Monday, November 19, 2007

David Brooks doesn't know indie rock...

While just about the last person in the world to fight the promotion of Steven Van Zandt's secondary school blues/rock curriculum, David Brooks - who ranks among the most infuriating seemingly-reasonable conservatives on the planet - has once again written an op-ed, The Segmented Society, on a topic he knows far too little about to write on. He gets the racial purification of pop music in the 1970s completely wrong... laying at the feet of musicians, listeners and (implicitly) political correctness, when in fact is comes from the "need" his favorite entity, "the market" (read: large media corporations), had to distill promotional budgets to increase their targeted efficiency.
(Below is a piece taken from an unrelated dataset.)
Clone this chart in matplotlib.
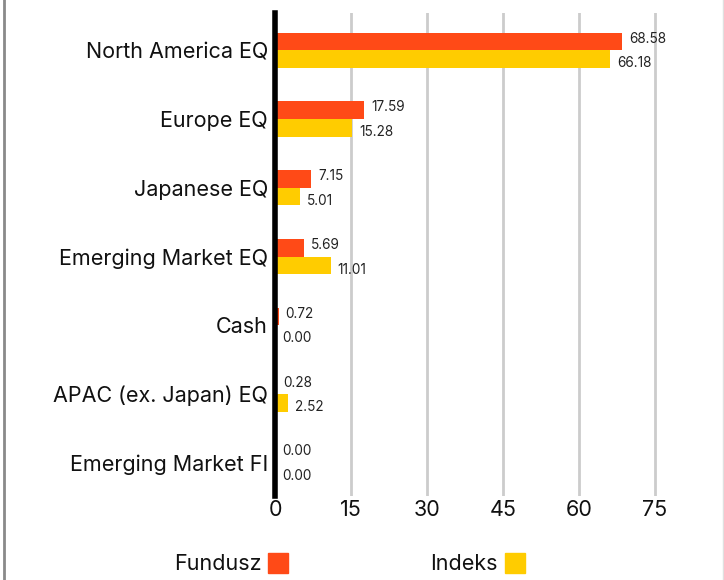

He claims white indie musicians are effectively not allowed to play music from traditionally black traditions when the most simple look at The Black Keys, Manu Chao, Scout Nibblet, The White Stripes, Cafe Tacuba, Cat Power, even the Waco Brothers and a million inter- and mixed-racial hip hop and techno bands shows the man hasn't a clue... and this is to bracket all the retro-rocking Americana bands playing post-punk inter-racial and deeply political folk music from Bonnie Prince Billy to the still amazing Steve Earl.
what he likely means is that none of these bands are going to be as big as Springsteen and the E-Street Band, to which I can only say, so what?! The whole history of the 1980s underground and its post-Nirvana syntheses is obliterated by, once again, Brooks' failure to do any real research before writing as if he knew what he was talking about.